%%
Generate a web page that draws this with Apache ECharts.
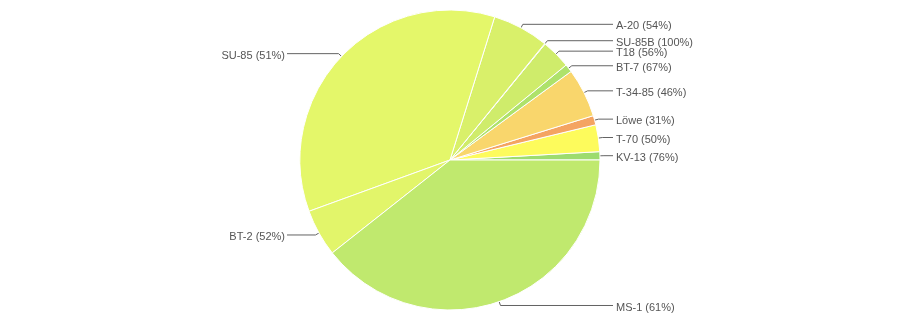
<!DOCTYPE html>
<html>
<head>
<meta charset="utf-8">
<script src="https://cdn.jsdelivr.net/npm/echarts@6/dist/echarts.min.js"></script>
<style>
html,body{margin:0;padding:0;background:#fff;}
#chart{width:900px;height:320px;}
</style>
</head>
<body>
<div id="chart"></div>
<script>
const categories = ['KV-13', 'T-70', 'Löwe', 'T-34-85', 'BT-7', 'T18', 'SU-85B', 'A-20', 'SU-85', 'BT-2', 'MS-1'];
const sliceValues = [3.2, 10.4, 3.6, 19.0, 3.1, 11.4, 0.2, 21.8, 127.4, 18.3, 141.8];
const labelPercents = [76, 50, 31, 46, 67, 56, 100, 54, 51, 52, 61];
const sliceColors = ['#9ddc6e', '#fdfb5c', '#f4a462', '#f9d66c', '#aee26b', '#cfec6b', '#d2ee6b', '#d9f06a', '#e4f76a', '#e2f56a', '#c0e96e'];

const W = 900, H = 320;
const CX = 450, CY = 160, R = 150;

const chart = echarts.init(document.getElementById('chart'), null, {renderer: 'canvas'});

const data = categories.map((c, i) => ({
  name: c,
  value: sliceValues[i],
  pct: labelPercents[i],
  itemStyle: {color: sliceColors[i]}
}));

chart.setOption({
  animation: false,
  backgroundColor: '#ffffff',
  series: [{
    type: 'pie',
    center: [CX, CY],
    radius: R,
    startAngle: 0,
    clockwise: false,
    avoidLabelOverlap: false,
    minShowLabelAngle: 0,
    data: data,
    itemStyle: {borderColor: '#ffffff', borderWidth: 1},
    label: {
      show: true,
      position: 'outside',
      fontFamily: 'Liberation Sans, Arial, sans-serif',
      fontSize: 11,
      color: '#555555',
      formatter: function (p) { return p.name + ' (' + p.data.pct + '%)'; }
    },
    labelLine: {
      show: true,
      length: 4,
      length2: 10,
      lineStyle: {color: '#636363', width: 1}
    },
    labelLayout: function (params) {
      const p = params.labelLinePoints;
      if (!p) return {};
      const ax = p[0][0], ay = p[0][1];
      const dx = ax - CX, dy = ay - CY;
      const len = Math.sqrt(dx * dx + dy * dy) || 1;
      const bx = ax + dx / len * 4, by = ay + dy / len * 4;
      const isLeft = ax < CX;
      const endX = isLeft ? CX - R - 13 : CX + R + 13;
      return {
        x: isLeft ? endX - 2 : endX + 3,
        y: by + 2,
        align: isLeft ? 'right' : 'left',
        verticalAlign: 'middle',
        labelLinePoints: [[ax, ay], [bx, by], [endX, by]]
      };
    }
  }]
});
</script>
</body>
</html>
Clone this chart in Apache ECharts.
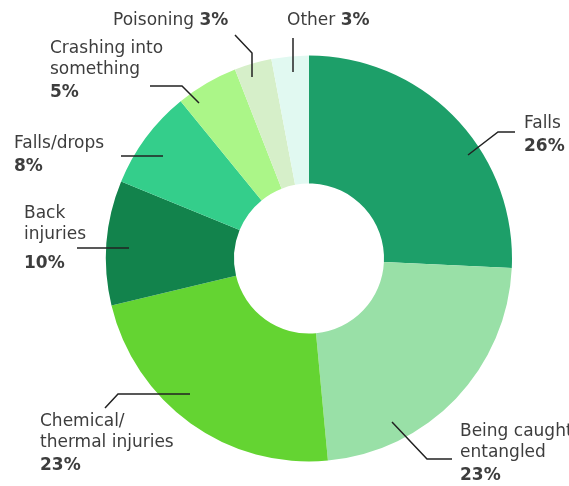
<!DOCTYPE html>
<html>
<head>
<meta charset="utf-8">
<script src="https://cdn.jsdelivr.net/npm/echarts@6/dist/echarts.min.js"></script>
<style>
html,body{margin:0;padding:0;background:#fff;}
#chart{width:569px;height:486px;}
</style>
</head>
<body>
<div id="chart"></div>
<script>
// ---- data ----
var categories = ['Falls', 'Being caught/\nentangled', 'Chemical/\nthermal injuries', 'Back\ninjuries', 'Falls/drops', 'Crashing into\nsomething', 'Poisoning', 'Other'];
var values = [26, 23, 23, 10, 8, 5, 3, 3];
var colors = ['#1d9f69', '#99e0a7', '#64d432', '#12834c', '#34ce8b', '#abf688', '#d6efc9', '#e1f9f1'];

// ---- label placement (layout only) ----
var labelPlacements = [
  {x: 524, y: 113, line: [[468,155],[498,132],[515,132]]},
  {x: 460, y: 421, line: [[392,422],[427,459],[452,459]]},
  {x: 40,  y: 411, line: [[190,394],[118,394],[105,408]]},
  {x: 24,  y: 203, line: [[129,248],[77,248]]},
  {x: 14,  y: 133, line: [[163,156],[121,156]]},
  {x: 50,  y: 38,  line: [[199,103],[182,86],[150,86]]},
  {x: 113, y: 8,   line: [[252,77],[252,53],[235,35]]},
  {x: 287, y: 8,   line: [[293,72],[293,38]]}
];
var inlineLabels = [false, false, false, false, false, false, true, true];

var chart = echarts.init(document.getElementById('chart'));

function makeData(withColor) {
  return categories.map(function (c, i) {
    return {name: c, value: values[i], itemStyle: {color: withColor ? colors[i] : 'rgba(0,0,0,0)'}};
  });
}

var base = {
  type: 'pie',
  center: [309, 258.5],
  radius: [75, 203],
  startAngle: 90,
  clockwise: true,
  avoidLabelOverlap: false,
  emphasis: {disabled: true},
  silent: true
};

chart.setOption({
  animation: false,
  series: [
    Object.assign({}, base, {
      z: 2,
      data: makeData(true),
      label: {show: false},
      labelLine: {show: false}
    }),
    Object.assign({}, base, {
      z: 5,
      data: makeData(false),
      label: {
        show: true,
        position: 'outside',
        formatter: function (p) {
          var i = p.dataIndex;
          var pc = p.value + '%';
          if (inlineLabels[i]) return '{n|' + p.name + ' }{p|' + pc + '}';
          var lines = p.name.split('\n').map(function (s) { return '{n|' + s + '}'; });
          var tag = (i === 3) ? 'pb' : 'p';
          return lines.join('\n') + '\n{' + tag + '|' + pc + '}';
        },
        rich: {
          n: {fontFamily: 'DejaVu Sans', fontSize: 17, color: '#3d3d3d', lineHeight: 21},
          p: {fontFamily: 'DejaVu Sans', fontSize: 17, fontWeight: 'bold', color: '#3d3d3d', lineHeight: 26},
          pb: {fontFamily: 'DejaVu Sans', fontSize: 17, fontWeight: 'bold', color: '#3d3d3d', lineHeight: 37}
        }
      },
      labelLine: {
        show: true,
        lineStyle: {color: '#222', width: 1.5}
      },
      labelLayout: function (params) {
        var pl = labelPlacements[params.dataIndex];
        return {
          x: pl.x,
          y: pl.y,
          align: 'left',
          verticalAlign: 'top',
          labelLinePoints: pl.line
        };
      }
    })
  ]
});
</script>
</body>
</html>
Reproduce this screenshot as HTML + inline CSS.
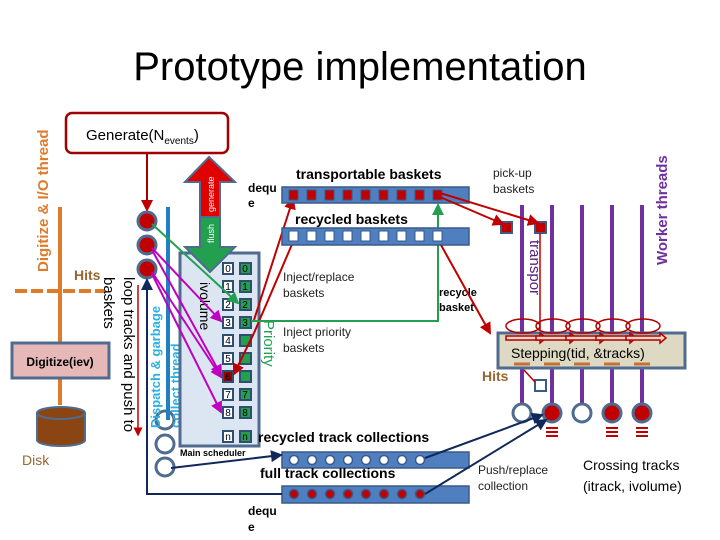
<!DOCTYPE html>
<html><head><meta charset="utf-8"><style>
body{margin:0;background:#fff}
svg{display:block;font-family:"Liberation Sans",sans-serif}
</style></head><body>
<svg width="720" height="540" viewBox="0 0 720 540" xmlns="http://www.w3.org/2000/svg">
<defs>
<marker id="ar" markerWidth="6" markerHeight="6" refX="5" refY="3" orient="auto"><path d="M0,0L6,3L0,6z" fill="#c00000"/></marker>
<marker id="am" markerWidth="6" markerHeight="6" refX="5" refY="3" orient="auto"><path d="M0,0L6,3L0,6z" fill="#c000c0"/></marker>
<marker id="ag" markerWidth="6" markerHeight="6" refX="5" refY="3" orient="auto"><path d="M0,0L6,3L0,6z" fill="#22a050"/></marker>
<marker id="an" markerWidth="6" markerHeight="6" refX="5" refY="3" orient="auto"><path d="M0,0L6,3L0,6z" fill="#10285a"/></marker>
</defs>
<text x="360" y="80" font-size="40" text-anchor="middle" fill="#000">Prototype implementation</text>

<!-- left digitize -->
<text transform="translate(48,272) rotate(-90)" font-size="15" font-weight="bold" fill="#e07b2a">Digitize &amp; I/O thread</text>
<line x1="60" y1="207" x2="60" y2="405" stroke="#e07b2a" stroke-width="4"/>
<line x1="15" y1="291" x2="105" y2="291" stroke="#e07b2a" stroke-width="4" stroke-dasharray="12,4"/>
<text x="74" y="280" font-size="14" font-weight="bold" fill="#996633">Hits</text>
<rect x="12" y="343" width="97" height="35" fill="#e6b8b7" stroke="#4f6b8f" stroke-width="3"/>
<text x="60" y="366" font-size="12" font-weight="bold" text-anchor="middle">Digitize(iev)</text>
<path d="M37,413 L37,440 A24,6 0 0 0 85,440 L85,413" fill="#8b4513" stroke="#4f6b8f" stroke-width="2"/>
<ellipse cx="61" cy="413" rx="24" ry="6" fill="#8b4513" stroke="#4f6b8f" stroke-width="2"/>
<text x="22" y="465" font-size="14" fill="#996633">Disk</text>

<!-- generate -->
<rect x="66" y="113" width="162" height="40" rx="6" fill="#fff" stroke="#a00000" stroke-width="2.5"/>
<text x="86" y="140" font-size="15">Generate(N<tspan font-size="10" dy="4">events</tspan><tspan dy="-4">)</tspan></text>
<line x1="147" y1="153" x2="147" y2="210" stroke="#a00000" stroke-width="2" marker-end="url(#ar)"/>

<!-- loop tracks text -->
<text transform="translate(104,277) rotate(90)" font-size="15">baskets</text>
<text transform="translate(124,277) rotate(90)" font-size="15">loop tracks and push to</text>
<line x1="138" y1="285" x2="138" y2="435" stroke="#c00000" stroke-width="1.5" marker-end="url(#ar)"/>

<circle cx="147" cy="221" r="9" fill="#c00000" stroke="#4f6b8f" stroke-width="3"/>
<circle cx="147" cy="245" r="9" fill="#c00000" stroke="#4f6b8f" stroke-width="3"/>
<circle cx="147" cy="269" r="9" fill="#c00000" stroke="#4f6b8f" stroke-width="3"/>
<circle cx="165" cy="420" r="9" fill="#fff" stroke="#4f6b8f" stroke-width="3"/>
<circle cx="165" cy="444" r="9" fill="#fff" stroke="#4f6b8f" stroke-width="3"/>
<circle cx="165" cy="467" r="9" fill="#fff" stroke="#4f6b8f" stroke-width="3"/>

<line x1="168" y1="207" x2="168" y2="420" stroke="#1f7fc0" stroke-width="4"/>
<text transform="translate(160,428) rotate(-90)" font-size="13" font-weight="bold" fill="#2ab0e0">Dispatch &amp; garbage</text>
<text transform="translate(180,428) rotate(-90)" font-size="13" font-weight="bold" fill="#2ab0e0">collect thread</text>

<!-- scheduler -->
<rect x="180" y="253" width="79" height="193" fill="#dce6f2" stroke="#4f6b8f" stroke-width="3"/>
<path d="M185,182 L209,157 L235,182 L220,182 L220,217 L200,217 L200,182Z" fill="#e00000" stroke="#4f6b8f" stroke-width="2"/>
<path d="M200,217 L220,217 L220,247 L235,247 L210,272 L185,247 L200,247Z" fill="#22a050" stroke="#4f6b8f" stroke-width="2"/>
<text transform="translate(214,212) rotate(-90)" font-size="9" fill="#fff">generate</text>
<text transform="translate(214,243) rotate(-90)" font-size="9" fill="#fff">flush</text>
<text transform="translate(200,282) rotate(90)" font-size="14">ivolume</text>
<g font-size="10" text-anchor="middle">
<g fill="#fff" stroke="#2f4f6f" stroke-width="2">
<rect x="223" y="263" width="10" height="11"/><rect x="223" y="281" width="10" height="11"/><rect x="223" y="299" width="10" height="11"/><rect x="223" y="317" width="10" height="11"/><rect x="223" y="335" width="10" height="11"/><rect x="223" y="353" width="10" height="11"/><rect x="223" y="371" width="10" height="11" fill="#a00000"/><rect x="223" y="389" width="10" height="11"/><rect x="223" y="407" width="10" height="11"/><rect x="223" y="431" width="10" height="11"/>
</g>
<g fill="#22a050" stroke="#2f4f6f" stroke-width="2">
<rect x="240" y="263" width="11" height="11"/><rect x="240" y="281" width="11" height="11"/><rect x="240" y="299" width="11" height="11"/><rect x="240" y="317" width="11" height="11"/><rect x="240" y="335" width="11" height="11"/><rect x="240" y="353" width="11" height="11"/><rect x="240" y="371" width="11" height="11"/><rect x="240" y="389" width="11" height="11"/><rect x="240" y="407" width="11" height="11"/><rect x="240" y="431" width="11" height="11"/>
</g>
<g>
<text x="228" y="272">0</text><text x="228" y="290">1</text><text x="228" y="308">2</text><text x="228" y="326">3</text><text x="228" y="344">4</text><text x="228" y="362">5</text><text x="228" y="380">6</text><text x="228" y="398">7</text><text x="228" y="416">8</text><text x="228" y="440">n</text>
<text x="245" y="272">0</text><text x="245" y="290">1</text><text x="245" y="308">2</text><text x="245" y="326">3</text><text x="245" y="398">7</text><text x="245" y="416">8</text><text x="245" y="440">n</text>
</g></g>
<text transform="translate(264,320) rotate(90)" font-size="15" fill="#22a050">Priority</text>
<text x="180" y="456" font-size="9" font-weight="bold">Main scheduler</text>

<!-- lines from circles -->
<line x1="152" y1="224" x2="238" y2="303" stroke="#22a050" stroke-width="2" marker-end="url(#ag)"/>
<line x1="152" y1="248" x2="221" y2="321" stroke="#c000c0" stroke-width="2" marker-end="url(#am)"/>
<line x1="152" y1="250" x2="221" y2="375" stroke="#c000c0" stroke-width="2" marker-end="url(#am)"/>
<line x1="152" y1="272" x2="221" y2="377" stroke="#c000c0" stroke-width="2" marker-end="url(#am)"/>
<line x1="152" y1="274" x2="221" y2="412" stroke="#c000c0" stroke-width="2" marker-end="url(#am)"/>
<line x1="254" y1="320" x2="293" y2="199" stroke="#c00000" stroke-width="2" marker-end="url(#ar)"/>
<line x1="254" y1="333" x2="293" y2="242" stroke="#c00000" stroke-width="2"/>
<line x1="254" y1="333" x2="234" y2="374" stroke="#c00000" stroke-width="2" marker-end="url(#ar)"/>
<path d="M251,321 L438,321 L438,205" fill="none" stroke="#22a050" stroke-width="2" marker-end="url(#ag)"/>

<!-- bars -->
<text x="248" y="192" font-size="12" font-weight="bold">dequ</text><text x="248" y="207" font-size="12" font-weight="bold">e</text>
<text x="296" y="179" font-size="14" font-weight="bold">transportable baskets</text>
<rect x="282" y="187" width="187" height="16" fill="#4f7fbf" stroke="#3a5a8a" stroke-width="1.5"/>
<g fill="#c00000" stroke="#3a5a8a" stroke-width="1">
<rect x="289" y="190" width="9" height="10"/><rect x="307" y="190" width="9" height="10"/><rect x="325" y="190" width="9" height="10"/><rect x="343" y="190" width="9" height="10"/><rect x="361" y="190" width="9" height="10"/><rect x="379" y="190" width="9" height="10"/><rect x="397" y="190" width="9" height="10"/><rect x="415" y="190" width="9" height="10"/><rect x="433" y="190" width="9" height="10"/></g>
<text x="295" y="224" font-size="14" font-weight="bold">recycled baskets</text>
<rect x="282" y="228" width="187" height="17" fill="#4f7fbf" stroke="#3a5a8a" stroke-width="1.5"/>
<g fill="#fff" stroke="#3a5a8a" stroke-width="1">
<rect x="289" y="231" width="9" height="10"/><rect x="307" y="231" width="9" height="10"/><rect x="325" y="231" width="9" height="10"/><rect x="343" y="231" width="9" height="10"/><rect x="361" y="231" width="9" height="10"/><rect x="379" y="231" width="9" height="10"/><rect x="397" y="231" width="9" height="10"/><rect x="415" y="231" width="9" height="10"/><rect x="433" y="231" width="9" height="10"/></g>
<text x="283" y="281" font-size="12" fill="#222">Inject/replace</text><text x="283" y="297" font-size="12" fill="#222">baskets</text>
<text x="283" y="336" font-size="12" fill="#222">Inject priority</text><text x="283" y="352" font-size="12" fill="#222">baskets</text>
<text x="439" y="296" font-size="11" font-weight="bold">recycle</text><text x="439" y="311" font-size="11" font-weight="bold">basket</text>

<text x="258" y="442" font-size="14" font-weight="bold">recycled track collections</text>
<rect x="282" y="452" width="187" height="16" fill="#4f7fbf" stroke="#3a5a8a" stroke-width="1.5"/>
<g fill="#fff" stroke="#3a5a8a" stroke-width="1.5">
<circle cx="294" cy="460" r="4.5"/><circle cx="312" cy="460" r="4.5"/><circle cx="330" cy="460" r="4.5"/><circle cx="348" cy="460" r="4.5"/><circle cx="366" cy="460" r="4.5"/><circle cx="384" cy="460" r="4.5"/><circle cx="402" cy="460" r="4.5"/><circle cx="420" cy="460" r="4.5"/></g>
<text x="260" y="478" font-size="14" font-weight="bold">full track collections</text>
<rect x="282" y="486" width="187" height="17" fill="#4f7fbf" stroke="#3a5a8a" stroke-width="1.5"/>
<g fill="#c00000" stroke="#3a5a8a" stroke-width="1.5">
<circle cx="294" cy="494" r="4.5"/><circle cx="312" cy="494" r="4.5"/><circle cx="330" cy="494" r="4.5"/><circle cx="348" cy="494" r="4.5"/><circle cx="366" cy="494" r="4.5"/><circle cx="384" cy="494" r="4.5"/><circle cx="402" cy="494" r="4.5"/><circle cx="420" cy="494" r="4.5"/></g>
<text x="248" y="515" font-size="12" font-weight="bold">dequ</text><text x="248" y="531" font-size="12" font-weight="bold">e</text>

<line x1="171" y1="468" x2="281" y2="455" stroke="#10285a" stroke-width="2" marker-end="url(#an)"/>
<path d="M282,494 L147,494 L147,280" fill="none" stroke="#10285a" stroke-width="2" marker-end="url(#an)"/>

<!-- workers -->
<g stroke="#7030a0" stroke-width="4">
<line x1="522" y1="205" x2="522" y2="405"/><line x1="552" y1="205" x2="552" y2="405"/><line x1="582" y1="205" x2="582" y2="405"/><line x1="612" y1="205" x2="612" y2="405"/><line x1="642" y1="205" x2="642" y2="405"/></g>
<text transform="translate(667,265) rotate(-90)" font-size="15" font-weight="bold" fill="#7030a0">Worker threads</text>
<text transform="translate(530,240) rotate(90)" font-size="15" fill="#5a2080">transpor</text>
<text x="493" y="177" font-size="12" fill="#222">pick-up</text><text x="493" y="193" font-size="12" fill="#222">baskets</text>
<rect x="501" y="222" width="11" height="11" fill="#c00000" stroke="#3a5a8a" stroke-width="2"/>
<rect x="535" y="222" width="11" height="11" fill="#c00000" stroke="#3a5a8a" stroke-width="2"/>
<line x1="440" y1="197" x2="503" y2="224" stroke="#c00000" stroke-width="2" marker-end="url(#ar)"/>
<line x1="440" y1="193" x2="538" y2="223" stroke="#c00000" stroke-width="2" marker-end="url(#ar)"/>
<line x1="441" y1="245" x2="490" y2="333" stroke="#c00000" stroke-width="2" marker-end="url(#ar)"/>
<line x1="540" y1="233" x2="540" y2="330" stroke="#c00000" stroke-width="1.5"/>

<rect x="498" y="333" width="187" height="35" fill="#ddd9c3" stroke="#4f6b8f" stroke-width="3"/>
<g fill="#f7d7c4" stroke="#b00000" stroke-width="1.5">
<ellipse cx="523" cy="326" rx="17" ry="7" fill="none"/><ellipse cx="553" cy="326" rx="17" ry="7" fill="none"/><ellipse cx="583" cy="326" rx="17" ry="7" fill="none"/><ellipse cx="613" cy="326" rx="17" ry="7" fill="none"/><ellipse cx="643" cy="326" rx="17" ry="7" fill="none"/>
<path d="M506,336 L540,336 L540,333 L546,338 L540,343 L540,340 L506,340Z"/><path d="M536,336 L570,336 L570,333 L576,338 L570,343 L570,340 L536,340Z"/><path d="M566,336 L600,336 L600,333 L606,338 L600,343 L600,340 L566,340Z"/><path d="M596,336 L630,336 L630,333 L636,338 L630,343 L630,340 L596,340Z"/><path d="M626,336 L660,336 L660,333 L666,338 L660,343 L660,340 L626,340Z"/>
</g>
<text x="511" y="358" font-size="14">Stepping(tid, &amp;tracks)</text>
<g stroke="#c87030" stroke-width="3">
<line x1="514" y1="364" x2="530" y2="364"/><line x1="544" y1="364" x2="560" y2="364"/><line x1="574" y1="364" x2="590" y2="364"/><line x1="604" y1="364" x2="620" y2="364"/><line x1="634" y1="364" x2="650" y2="364"/></g>
<text x="482" y="381" font-size="14" font-weight="bold" fill="#996633">Hits</text>
<rect x="535" y="380" width="11" height="11" fill="#fff" stroke="#3a5a8a" stroke-width="2"/>
<line x1="524" y1="370" x2="535" y2="382" stroke="#c00000" stroke-width="1.5"/>
<circle cx="522" cy="413" r="9" fill="#fff" stroke="#4f6b8f" stroke-width="3"/>
<circle cx="552" cy="413" r="9" fill="#c00000" stroke="#4f6b8f" stroke-width="3"/>
<circle cx="582" cy="413" r="9" fill="#fff" stroke="#4f6b8f" stroke-width="3"/>
<circle cx="612" cy="413" r="9" fill="#c00000" stroke="#4f6b8f" stroke-width="3"/>
<circle cx="642" cy="413" r="9" fill="#c00000" stroke="#4f6b8f" stroke-width="3"/>
<g stroke="#c00000" stroke-width="2">
<path d="M546,428h12M546,432h12M546,436h12"/><path d="M606,428h12M606,432h12M606,436h12"/><path d="M636,428h12M636,432h12M636,436h12"/></g>
<line x1="425" y1="458" x2="542" y2="415" stroke="#10285a" stroke-width="2" marker-end="url(#an)"/>
<line x1="425" y1="494" x2="546" y2="420" stroke="#10285a" stroke-width="2" marker-end="url(#an)"/>
<text x="478" y="474" font-size="12" fill="#222">Push/replace</text><text x="478" y="490" font-size="12" fill="#222">collection</text>
<text x="583" y="470" font-size="14">Crossing tracks</text><text x="583" y="491" font-size="14">(itrack, ivolume)</text>
</svg>
</body></html>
%%
» Given exercise: Set out every line from the material that contains the string "Apache".

» Solved exercise:
Generate a web page that draws this with Apache ECharts.
Clone this chart in Apache ECharts.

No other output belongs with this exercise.